■ Extracted entries
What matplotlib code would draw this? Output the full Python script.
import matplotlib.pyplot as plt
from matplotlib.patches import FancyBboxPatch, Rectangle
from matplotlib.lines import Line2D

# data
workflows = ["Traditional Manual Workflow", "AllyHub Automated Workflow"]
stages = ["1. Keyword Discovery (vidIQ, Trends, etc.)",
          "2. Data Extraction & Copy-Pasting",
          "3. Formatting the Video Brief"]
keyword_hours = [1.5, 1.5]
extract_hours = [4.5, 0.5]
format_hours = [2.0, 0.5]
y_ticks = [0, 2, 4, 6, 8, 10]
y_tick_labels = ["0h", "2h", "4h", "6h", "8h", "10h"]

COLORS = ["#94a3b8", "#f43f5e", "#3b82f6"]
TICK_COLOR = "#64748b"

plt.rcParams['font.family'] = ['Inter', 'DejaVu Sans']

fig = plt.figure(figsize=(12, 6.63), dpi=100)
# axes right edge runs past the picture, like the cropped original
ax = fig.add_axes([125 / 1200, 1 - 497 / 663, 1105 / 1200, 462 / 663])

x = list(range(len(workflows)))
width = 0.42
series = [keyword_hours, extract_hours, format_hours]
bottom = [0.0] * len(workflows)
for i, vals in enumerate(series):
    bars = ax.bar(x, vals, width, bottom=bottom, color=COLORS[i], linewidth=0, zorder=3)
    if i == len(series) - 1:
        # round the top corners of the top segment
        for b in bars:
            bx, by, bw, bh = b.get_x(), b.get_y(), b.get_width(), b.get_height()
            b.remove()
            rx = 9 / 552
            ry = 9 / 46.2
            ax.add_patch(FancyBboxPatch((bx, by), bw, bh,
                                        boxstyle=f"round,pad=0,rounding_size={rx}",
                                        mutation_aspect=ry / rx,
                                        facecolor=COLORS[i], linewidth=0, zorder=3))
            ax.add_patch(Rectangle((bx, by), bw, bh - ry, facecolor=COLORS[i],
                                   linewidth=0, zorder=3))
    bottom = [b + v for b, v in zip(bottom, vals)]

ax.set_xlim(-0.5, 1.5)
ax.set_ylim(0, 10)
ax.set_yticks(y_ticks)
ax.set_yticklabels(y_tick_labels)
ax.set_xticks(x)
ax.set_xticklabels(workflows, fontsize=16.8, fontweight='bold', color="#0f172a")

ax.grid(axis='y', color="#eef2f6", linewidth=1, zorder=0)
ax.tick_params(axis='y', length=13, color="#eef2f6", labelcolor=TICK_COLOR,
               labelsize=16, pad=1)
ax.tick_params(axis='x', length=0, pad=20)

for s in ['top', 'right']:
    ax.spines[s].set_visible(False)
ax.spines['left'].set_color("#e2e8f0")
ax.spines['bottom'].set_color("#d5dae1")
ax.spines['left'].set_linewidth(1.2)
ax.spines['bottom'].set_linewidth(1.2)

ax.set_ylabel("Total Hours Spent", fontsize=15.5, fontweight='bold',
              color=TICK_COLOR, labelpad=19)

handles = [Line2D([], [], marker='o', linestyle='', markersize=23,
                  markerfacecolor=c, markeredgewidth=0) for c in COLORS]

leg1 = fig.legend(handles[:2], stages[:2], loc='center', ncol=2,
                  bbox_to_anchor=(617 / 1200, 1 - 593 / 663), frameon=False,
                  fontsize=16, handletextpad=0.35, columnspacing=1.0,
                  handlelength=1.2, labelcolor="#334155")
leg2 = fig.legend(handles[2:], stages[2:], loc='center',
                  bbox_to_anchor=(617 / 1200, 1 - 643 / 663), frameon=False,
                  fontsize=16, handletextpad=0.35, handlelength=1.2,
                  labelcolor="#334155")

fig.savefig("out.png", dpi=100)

* * *

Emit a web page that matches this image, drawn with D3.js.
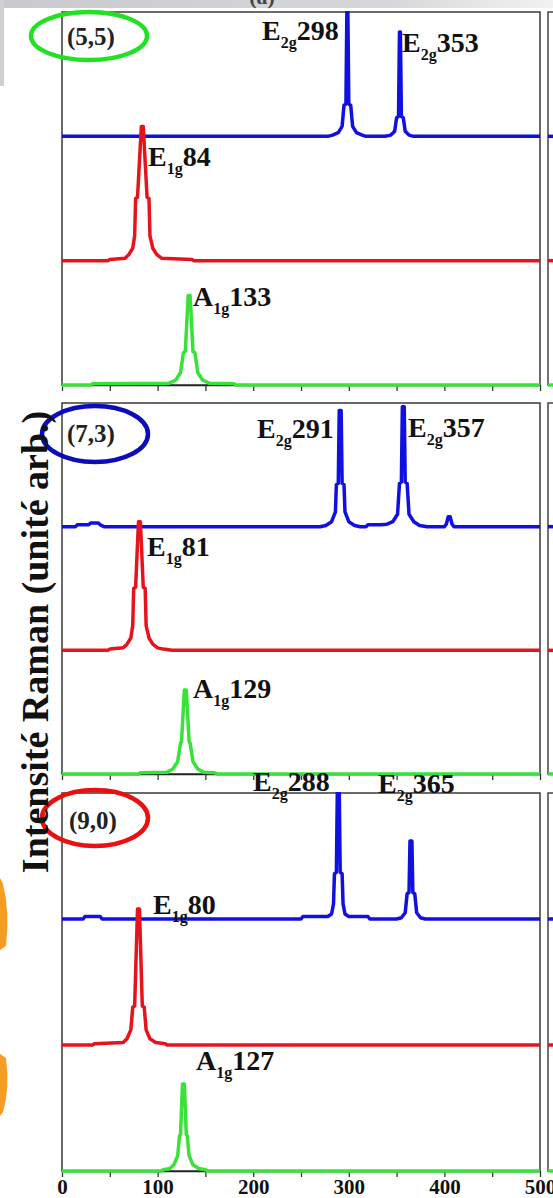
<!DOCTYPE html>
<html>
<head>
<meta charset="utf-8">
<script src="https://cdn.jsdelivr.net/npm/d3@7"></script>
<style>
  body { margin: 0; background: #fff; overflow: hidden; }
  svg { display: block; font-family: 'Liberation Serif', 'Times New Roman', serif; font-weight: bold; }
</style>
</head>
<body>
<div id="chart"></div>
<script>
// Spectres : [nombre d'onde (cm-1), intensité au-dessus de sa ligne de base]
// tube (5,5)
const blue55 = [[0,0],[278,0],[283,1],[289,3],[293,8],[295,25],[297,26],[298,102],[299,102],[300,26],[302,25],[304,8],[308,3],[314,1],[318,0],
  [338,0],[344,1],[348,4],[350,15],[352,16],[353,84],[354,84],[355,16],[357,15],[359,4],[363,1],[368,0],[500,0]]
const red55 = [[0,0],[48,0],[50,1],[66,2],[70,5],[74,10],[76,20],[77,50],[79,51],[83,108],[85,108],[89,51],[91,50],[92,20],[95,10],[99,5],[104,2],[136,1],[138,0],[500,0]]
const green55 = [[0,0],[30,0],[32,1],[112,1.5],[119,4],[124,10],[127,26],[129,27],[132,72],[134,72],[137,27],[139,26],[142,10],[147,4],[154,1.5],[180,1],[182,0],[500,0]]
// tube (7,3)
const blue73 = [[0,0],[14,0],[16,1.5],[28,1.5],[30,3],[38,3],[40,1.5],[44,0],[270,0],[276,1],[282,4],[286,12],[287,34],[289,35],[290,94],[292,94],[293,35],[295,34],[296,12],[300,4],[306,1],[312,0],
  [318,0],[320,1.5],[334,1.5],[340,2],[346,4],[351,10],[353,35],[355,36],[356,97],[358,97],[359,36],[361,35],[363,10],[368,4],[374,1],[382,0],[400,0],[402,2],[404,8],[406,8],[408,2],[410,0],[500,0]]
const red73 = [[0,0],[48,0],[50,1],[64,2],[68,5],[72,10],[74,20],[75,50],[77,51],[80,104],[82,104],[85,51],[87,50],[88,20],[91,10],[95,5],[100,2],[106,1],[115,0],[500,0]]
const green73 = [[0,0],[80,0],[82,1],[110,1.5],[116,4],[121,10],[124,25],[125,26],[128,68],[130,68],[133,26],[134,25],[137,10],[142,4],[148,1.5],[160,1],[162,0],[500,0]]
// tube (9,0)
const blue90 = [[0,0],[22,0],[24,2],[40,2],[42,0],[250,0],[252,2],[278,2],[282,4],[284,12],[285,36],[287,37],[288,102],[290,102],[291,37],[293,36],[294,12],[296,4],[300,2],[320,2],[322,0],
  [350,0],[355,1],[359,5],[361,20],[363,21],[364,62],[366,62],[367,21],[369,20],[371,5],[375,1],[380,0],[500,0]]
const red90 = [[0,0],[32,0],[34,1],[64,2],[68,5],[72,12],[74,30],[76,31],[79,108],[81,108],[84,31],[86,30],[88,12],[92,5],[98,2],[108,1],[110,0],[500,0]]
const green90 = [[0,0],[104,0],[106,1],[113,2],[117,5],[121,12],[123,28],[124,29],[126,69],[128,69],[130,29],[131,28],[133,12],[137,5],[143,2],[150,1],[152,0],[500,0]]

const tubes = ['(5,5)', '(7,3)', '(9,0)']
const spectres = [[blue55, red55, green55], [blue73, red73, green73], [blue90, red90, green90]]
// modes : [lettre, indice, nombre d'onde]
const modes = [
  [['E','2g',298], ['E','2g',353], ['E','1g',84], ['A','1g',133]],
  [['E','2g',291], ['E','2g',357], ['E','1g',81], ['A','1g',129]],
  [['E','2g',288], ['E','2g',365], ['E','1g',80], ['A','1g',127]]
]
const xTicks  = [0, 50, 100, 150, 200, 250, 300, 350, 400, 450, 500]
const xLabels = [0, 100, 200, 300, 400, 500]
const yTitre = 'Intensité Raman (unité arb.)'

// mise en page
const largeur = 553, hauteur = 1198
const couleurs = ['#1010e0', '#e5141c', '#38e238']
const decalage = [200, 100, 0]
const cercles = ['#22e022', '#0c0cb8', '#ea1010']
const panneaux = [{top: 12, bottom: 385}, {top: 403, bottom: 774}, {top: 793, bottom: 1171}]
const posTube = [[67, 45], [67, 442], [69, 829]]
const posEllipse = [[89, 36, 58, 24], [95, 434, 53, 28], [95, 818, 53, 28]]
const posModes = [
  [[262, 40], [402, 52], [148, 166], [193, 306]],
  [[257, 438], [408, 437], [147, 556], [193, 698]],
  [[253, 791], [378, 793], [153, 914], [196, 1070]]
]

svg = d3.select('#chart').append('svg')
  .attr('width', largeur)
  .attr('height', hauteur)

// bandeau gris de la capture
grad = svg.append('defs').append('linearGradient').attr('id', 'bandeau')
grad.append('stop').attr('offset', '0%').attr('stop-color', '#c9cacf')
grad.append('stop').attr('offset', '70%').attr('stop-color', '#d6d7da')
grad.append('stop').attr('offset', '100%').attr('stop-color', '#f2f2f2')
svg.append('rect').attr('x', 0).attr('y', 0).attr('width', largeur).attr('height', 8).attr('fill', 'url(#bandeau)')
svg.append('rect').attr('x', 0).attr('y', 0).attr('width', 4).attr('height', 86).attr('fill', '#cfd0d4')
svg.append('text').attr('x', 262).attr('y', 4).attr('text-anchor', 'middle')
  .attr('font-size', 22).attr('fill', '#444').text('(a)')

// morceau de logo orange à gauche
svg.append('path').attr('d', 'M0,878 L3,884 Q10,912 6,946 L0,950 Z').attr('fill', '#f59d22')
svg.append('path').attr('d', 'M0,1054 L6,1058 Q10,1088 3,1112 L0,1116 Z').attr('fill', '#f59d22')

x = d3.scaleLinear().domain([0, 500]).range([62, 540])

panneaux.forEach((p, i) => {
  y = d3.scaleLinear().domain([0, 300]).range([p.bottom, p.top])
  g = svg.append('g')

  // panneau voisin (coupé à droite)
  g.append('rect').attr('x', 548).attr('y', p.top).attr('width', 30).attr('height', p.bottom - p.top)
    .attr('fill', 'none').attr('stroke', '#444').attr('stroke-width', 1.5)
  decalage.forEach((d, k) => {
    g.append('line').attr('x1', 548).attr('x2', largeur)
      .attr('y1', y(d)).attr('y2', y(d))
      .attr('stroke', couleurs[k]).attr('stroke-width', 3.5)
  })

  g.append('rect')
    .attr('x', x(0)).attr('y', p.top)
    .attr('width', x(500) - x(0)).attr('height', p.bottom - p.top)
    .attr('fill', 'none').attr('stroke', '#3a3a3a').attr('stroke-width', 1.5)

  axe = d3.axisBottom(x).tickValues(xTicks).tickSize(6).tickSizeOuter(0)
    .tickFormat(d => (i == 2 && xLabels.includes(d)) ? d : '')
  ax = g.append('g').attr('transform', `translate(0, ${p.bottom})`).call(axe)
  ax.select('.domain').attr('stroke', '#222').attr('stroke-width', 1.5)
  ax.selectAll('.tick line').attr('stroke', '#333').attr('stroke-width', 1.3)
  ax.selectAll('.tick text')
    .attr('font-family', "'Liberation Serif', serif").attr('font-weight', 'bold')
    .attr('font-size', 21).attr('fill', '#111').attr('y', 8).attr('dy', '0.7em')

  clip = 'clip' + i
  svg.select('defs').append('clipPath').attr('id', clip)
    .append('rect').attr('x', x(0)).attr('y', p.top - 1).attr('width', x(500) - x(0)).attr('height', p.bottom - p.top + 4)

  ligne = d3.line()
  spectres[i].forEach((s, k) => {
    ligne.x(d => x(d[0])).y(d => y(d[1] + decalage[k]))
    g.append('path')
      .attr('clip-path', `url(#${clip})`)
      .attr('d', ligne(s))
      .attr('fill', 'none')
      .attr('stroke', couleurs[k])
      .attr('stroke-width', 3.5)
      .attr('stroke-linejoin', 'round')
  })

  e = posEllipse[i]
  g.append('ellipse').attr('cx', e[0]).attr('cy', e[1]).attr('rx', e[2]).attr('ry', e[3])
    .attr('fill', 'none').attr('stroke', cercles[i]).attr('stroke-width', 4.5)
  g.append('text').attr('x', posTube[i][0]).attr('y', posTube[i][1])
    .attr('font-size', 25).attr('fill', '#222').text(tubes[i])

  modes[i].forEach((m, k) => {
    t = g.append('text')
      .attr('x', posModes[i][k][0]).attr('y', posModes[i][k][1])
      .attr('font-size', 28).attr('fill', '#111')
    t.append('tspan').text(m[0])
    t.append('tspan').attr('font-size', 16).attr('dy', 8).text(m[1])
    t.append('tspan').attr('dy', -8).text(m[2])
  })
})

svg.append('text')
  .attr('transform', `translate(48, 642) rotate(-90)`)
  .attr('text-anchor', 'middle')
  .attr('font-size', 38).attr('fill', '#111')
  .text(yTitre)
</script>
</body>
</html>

--

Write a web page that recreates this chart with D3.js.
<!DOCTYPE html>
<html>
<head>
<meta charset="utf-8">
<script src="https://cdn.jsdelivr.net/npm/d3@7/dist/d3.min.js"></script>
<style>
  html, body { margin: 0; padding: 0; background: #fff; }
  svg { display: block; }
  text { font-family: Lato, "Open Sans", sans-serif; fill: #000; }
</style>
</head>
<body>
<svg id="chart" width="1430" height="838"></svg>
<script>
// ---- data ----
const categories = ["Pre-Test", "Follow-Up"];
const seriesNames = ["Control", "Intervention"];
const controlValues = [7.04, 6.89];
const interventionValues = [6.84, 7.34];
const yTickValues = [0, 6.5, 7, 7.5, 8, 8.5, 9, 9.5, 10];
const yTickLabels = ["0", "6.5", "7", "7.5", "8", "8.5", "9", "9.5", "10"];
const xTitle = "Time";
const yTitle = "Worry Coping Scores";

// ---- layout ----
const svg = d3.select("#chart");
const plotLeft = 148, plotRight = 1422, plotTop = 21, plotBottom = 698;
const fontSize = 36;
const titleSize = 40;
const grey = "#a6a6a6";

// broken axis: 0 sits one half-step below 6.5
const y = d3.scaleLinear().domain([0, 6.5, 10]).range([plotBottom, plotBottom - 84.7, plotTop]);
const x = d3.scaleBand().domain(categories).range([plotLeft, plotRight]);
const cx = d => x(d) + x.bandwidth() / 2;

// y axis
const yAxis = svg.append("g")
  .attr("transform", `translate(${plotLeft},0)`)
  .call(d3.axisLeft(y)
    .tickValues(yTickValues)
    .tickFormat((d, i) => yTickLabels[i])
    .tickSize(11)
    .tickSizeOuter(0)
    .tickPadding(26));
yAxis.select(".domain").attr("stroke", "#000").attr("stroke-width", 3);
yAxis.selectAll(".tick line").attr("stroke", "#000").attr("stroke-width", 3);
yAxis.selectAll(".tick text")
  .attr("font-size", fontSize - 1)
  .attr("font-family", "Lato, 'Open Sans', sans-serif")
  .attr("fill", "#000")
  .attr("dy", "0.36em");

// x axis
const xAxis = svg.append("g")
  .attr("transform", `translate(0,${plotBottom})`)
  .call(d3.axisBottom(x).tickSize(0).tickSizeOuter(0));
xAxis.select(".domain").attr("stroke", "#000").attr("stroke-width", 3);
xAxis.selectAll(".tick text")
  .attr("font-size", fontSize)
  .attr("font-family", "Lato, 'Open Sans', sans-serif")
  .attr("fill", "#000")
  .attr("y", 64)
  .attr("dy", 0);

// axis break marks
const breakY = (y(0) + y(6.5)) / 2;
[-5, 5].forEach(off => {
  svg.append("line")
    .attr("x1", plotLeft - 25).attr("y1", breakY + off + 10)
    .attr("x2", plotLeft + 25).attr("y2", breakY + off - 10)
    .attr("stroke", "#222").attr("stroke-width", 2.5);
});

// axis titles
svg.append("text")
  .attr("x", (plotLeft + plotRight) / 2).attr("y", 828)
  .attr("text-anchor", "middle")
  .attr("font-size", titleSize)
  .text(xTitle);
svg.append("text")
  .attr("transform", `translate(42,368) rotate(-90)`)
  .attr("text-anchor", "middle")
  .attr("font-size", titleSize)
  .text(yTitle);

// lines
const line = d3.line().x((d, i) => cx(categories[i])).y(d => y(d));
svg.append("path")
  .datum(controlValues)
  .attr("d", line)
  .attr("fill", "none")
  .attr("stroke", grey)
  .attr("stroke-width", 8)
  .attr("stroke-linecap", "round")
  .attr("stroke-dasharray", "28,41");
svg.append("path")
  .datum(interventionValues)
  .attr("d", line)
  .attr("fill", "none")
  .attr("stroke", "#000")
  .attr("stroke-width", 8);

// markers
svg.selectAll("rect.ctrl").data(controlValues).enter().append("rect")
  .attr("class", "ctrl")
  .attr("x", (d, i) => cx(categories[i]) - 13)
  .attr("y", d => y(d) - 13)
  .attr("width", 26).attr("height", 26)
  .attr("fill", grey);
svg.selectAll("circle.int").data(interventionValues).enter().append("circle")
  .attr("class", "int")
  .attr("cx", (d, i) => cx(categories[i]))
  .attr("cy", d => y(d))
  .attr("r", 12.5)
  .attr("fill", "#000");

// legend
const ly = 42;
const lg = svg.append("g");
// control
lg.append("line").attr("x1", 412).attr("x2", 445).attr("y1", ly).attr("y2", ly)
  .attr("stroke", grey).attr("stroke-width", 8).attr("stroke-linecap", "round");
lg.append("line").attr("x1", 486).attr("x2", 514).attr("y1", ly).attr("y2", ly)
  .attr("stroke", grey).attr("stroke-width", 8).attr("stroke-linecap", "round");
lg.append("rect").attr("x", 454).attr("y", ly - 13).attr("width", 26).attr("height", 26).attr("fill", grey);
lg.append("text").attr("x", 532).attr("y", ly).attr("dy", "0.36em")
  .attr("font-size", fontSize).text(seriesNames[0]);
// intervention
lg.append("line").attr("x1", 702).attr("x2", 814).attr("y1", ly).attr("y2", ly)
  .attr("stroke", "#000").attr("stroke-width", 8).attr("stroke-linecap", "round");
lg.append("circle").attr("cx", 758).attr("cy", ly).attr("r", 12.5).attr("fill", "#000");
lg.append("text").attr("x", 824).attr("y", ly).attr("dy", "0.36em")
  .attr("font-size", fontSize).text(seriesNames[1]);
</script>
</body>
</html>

■ Task prompt
Repeat, word for word, only the lines from the line holding "What matplotlib code" through the line holding "from matplotlib.lines import Line2D", with both of those lines included.

■ The result
What matplotlib code would draw this? Output the full Python script.
import matplotlib.pyplot as plt
from matplotlib.patches import FancyBboxPatch, Rectangle
from matplotlib.lines import Line2D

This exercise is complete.